(Collected data)
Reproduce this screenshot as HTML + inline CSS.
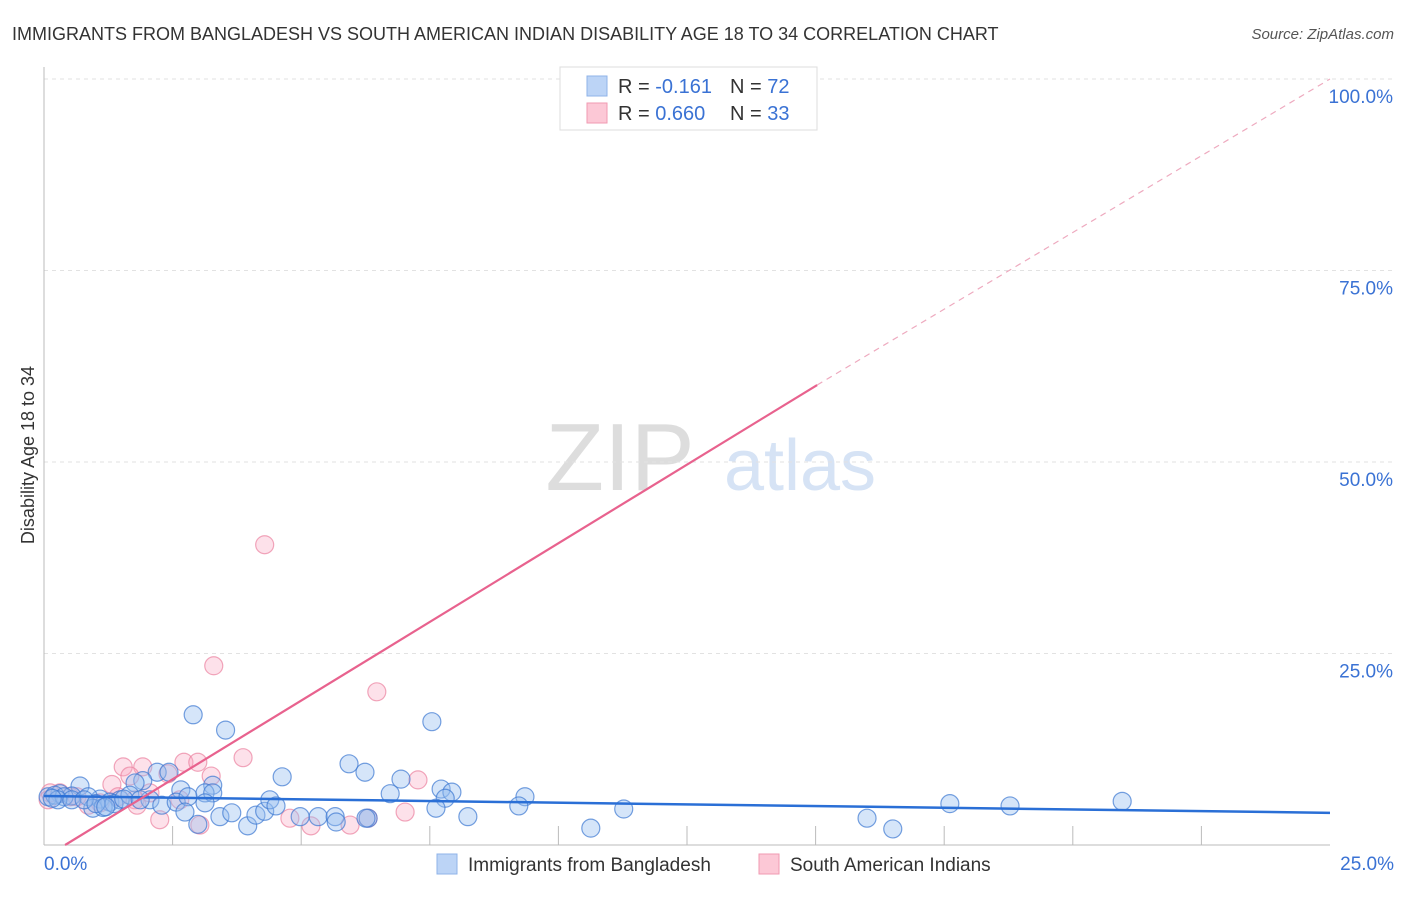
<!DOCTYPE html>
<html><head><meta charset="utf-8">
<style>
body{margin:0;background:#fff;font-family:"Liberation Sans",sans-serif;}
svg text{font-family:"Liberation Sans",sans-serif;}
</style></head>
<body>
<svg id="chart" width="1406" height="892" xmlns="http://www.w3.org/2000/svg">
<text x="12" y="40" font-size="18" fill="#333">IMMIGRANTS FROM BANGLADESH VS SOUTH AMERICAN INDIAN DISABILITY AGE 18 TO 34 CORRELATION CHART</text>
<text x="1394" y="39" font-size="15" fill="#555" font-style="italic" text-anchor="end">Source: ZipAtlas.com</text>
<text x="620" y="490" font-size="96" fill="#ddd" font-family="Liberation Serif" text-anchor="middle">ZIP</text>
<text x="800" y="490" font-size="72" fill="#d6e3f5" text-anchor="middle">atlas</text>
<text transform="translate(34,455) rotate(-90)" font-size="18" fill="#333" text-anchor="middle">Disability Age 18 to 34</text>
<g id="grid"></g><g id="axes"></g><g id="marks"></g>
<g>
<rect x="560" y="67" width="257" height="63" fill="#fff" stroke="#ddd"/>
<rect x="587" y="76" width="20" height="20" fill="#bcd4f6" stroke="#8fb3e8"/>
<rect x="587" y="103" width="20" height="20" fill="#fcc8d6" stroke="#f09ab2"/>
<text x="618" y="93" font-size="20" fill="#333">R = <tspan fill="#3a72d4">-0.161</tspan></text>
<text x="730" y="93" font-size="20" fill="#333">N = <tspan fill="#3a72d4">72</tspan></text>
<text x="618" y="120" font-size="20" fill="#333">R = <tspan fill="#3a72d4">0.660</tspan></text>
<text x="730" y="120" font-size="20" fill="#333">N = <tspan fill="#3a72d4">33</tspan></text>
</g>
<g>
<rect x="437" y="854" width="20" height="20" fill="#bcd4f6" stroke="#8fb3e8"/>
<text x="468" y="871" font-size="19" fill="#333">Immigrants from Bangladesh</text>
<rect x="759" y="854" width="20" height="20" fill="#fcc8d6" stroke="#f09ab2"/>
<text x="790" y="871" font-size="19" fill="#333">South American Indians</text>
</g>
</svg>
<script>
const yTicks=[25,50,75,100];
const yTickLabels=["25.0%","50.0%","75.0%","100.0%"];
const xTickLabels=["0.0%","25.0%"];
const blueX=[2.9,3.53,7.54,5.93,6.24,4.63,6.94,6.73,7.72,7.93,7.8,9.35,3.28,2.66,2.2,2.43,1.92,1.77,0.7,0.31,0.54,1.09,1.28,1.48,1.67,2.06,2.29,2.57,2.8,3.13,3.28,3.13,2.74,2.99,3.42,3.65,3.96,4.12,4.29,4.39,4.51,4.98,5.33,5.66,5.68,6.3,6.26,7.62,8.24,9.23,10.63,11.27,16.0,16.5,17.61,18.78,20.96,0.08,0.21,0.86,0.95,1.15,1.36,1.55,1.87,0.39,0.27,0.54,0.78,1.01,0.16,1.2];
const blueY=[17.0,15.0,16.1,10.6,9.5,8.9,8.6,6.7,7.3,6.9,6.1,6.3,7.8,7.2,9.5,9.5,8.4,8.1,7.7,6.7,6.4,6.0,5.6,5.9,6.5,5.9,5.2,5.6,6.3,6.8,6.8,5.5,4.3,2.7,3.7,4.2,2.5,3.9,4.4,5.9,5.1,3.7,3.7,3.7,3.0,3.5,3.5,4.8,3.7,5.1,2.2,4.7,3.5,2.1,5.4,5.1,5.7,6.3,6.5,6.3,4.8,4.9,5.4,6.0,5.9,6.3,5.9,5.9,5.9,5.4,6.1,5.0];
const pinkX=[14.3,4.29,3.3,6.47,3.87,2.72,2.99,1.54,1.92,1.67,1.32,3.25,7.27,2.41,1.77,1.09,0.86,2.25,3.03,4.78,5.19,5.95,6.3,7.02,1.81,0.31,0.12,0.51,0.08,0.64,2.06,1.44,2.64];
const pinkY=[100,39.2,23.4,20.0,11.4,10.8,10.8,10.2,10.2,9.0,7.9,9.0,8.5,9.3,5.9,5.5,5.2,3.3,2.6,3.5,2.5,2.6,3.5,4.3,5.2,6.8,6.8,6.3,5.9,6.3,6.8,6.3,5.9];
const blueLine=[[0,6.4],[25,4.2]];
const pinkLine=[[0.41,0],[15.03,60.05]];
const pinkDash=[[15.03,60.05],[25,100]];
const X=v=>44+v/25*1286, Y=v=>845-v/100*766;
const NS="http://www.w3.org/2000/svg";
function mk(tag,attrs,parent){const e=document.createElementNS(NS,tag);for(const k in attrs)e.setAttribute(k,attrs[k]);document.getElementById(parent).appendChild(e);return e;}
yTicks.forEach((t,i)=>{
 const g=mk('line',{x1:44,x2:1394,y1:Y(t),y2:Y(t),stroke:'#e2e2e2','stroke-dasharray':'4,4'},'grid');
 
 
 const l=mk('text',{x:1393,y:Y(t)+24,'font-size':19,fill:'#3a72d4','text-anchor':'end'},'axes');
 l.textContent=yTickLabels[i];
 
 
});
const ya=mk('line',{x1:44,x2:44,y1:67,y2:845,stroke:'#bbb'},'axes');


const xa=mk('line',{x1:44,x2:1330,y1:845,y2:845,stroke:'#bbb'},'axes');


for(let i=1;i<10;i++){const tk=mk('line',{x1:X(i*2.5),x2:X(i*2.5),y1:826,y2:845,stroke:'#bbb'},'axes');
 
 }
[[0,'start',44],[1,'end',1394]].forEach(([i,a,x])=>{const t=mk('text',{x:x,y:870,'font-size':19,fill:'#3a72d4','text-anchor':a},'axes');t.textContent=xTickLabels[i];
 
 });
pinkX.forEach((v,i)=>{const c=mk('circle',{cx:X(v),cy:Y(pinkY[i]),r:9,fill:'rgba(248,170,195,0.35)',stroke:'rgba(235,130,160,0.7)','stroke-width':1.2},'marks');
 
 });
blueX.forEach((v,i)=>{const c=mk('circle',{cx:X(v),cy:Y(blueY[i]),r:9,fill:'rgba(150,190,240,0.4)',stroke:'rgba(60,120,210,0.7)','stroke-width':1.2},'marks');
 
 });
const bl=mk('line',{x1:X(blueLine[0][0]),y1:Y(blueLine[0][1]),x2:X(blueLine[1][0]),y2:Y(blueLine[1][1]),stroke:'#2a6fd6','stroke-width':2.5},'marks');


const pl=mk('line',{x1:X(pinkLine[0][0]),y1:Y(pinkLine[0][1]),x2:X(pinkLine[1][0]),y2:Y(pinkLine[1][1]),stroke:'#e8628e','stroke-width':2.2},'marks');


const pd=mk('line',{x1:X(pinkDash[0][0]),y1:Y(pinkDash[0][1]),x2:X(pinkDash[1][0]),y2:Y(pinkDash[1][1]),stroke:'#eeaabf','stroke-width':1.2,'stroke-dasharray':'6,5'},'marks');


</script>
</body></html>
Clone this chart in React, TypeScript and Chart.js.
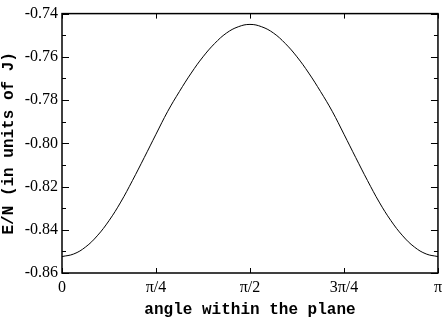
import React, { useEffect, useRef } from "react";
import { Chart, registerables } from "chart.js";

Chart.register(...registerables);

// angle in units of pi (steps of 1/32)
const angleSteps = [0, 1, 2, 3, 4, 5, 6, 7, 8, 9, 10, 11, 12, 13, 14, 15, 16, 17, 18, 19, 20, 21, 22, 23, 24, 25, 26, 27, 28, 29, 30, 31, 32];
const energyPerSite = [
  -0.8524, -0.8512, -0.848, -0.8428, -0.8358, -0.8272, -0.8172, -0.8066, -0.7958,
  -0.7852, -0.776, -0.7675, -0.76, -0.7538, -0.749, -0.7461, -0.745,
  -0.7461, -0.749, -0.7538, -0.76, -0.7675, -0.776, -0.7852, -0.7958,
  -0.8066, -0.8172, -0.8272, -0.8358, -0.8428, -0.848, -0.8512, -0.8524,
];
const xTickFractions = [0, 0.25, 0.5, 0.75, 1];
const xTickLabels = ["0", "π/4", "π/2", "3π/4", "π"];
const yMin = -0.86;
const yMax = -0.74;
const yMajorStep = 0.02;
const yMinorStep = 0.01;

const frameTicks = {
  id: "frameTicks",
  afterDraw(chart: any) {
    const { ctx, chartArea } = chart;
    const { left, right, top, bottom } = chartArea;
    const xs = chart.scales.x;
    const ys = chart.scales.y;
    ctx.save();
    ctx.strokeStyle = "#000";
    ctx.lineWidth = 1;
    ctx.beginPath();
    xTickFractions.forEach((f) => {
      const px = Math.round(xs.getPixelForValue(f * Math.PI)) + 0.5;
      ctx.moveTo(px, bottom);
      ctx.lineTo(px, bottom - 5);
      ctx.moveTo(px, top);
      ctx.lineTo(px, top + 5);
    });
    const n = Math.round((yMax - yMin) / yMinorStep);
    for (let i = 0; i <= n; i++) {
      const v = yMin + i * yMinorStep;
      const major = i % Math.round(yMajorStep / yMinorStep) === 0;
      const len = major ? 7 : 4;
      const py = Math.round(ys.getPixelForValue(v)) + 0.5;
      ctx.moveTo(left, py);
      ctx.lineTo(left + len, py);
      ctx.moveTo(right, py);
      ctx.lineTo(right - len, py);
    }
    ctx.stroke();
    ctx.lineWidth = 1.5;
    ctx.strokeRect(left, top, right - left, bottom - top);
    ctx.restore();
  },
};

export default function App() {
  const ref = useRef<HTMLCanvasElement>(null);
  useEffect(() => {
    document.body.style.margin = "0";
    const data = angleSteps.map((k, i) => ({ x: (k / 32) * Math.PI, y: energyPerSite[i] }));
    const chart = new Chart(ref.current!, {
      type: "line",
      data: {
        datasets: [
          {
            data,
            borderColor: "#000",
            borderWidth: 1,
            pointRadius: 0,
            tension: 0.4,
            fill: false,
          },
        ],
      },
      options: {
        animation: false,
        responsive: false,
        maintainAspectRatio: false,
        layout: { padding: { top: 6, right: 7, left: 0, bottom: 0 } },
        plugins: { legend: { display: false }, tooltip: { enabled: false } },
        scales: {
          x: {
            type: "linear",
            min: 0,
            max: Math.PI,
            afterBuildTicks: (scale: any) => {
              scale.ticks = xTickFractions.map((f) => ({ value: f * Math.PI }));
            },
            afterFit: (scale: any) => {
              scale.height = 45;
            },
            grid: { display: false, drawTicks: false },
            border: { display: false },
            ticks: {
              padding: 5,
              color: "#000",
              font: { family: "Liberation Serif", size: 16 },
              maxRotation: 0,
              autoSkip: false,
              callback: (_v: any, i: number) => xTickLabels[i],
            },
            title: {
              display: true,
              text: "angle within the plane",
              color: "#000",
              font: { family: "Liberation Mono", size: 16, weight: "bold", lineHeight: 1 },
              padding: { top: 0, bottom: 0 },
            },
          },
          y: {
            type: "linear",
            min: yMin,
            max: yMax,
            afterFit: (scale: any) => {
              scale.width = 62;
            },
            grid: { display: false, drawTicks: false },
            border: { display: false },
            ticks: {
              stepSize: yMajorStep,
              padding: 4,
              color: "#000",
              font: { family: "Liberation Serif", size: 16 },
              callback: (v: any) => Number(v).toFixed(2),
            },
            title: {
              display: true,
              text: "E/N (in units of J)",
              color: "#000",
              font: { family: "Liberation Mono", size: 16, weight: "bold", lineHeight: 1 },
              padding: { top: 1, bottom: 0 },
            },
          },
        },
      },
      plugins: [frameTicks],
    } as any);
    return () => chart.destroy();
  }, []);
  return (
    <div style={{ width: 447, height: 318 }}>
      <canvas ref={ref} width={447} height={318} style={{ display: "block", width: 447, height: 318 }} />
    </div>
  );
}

## SHORT PROBLEM
Copy only the lines above from the one containing "Clone this chart" through the one containing "Chart.register(...registerables);", both included. Leave out the pictures.

## RESPONSE TO THE EXERCISE
Clone this chart in React, TypeScript and Chart.js.
import React, { useEffect, useRef } from "react";
import { Chart, registerables } from "chart.js";

Chart.register(...registerables);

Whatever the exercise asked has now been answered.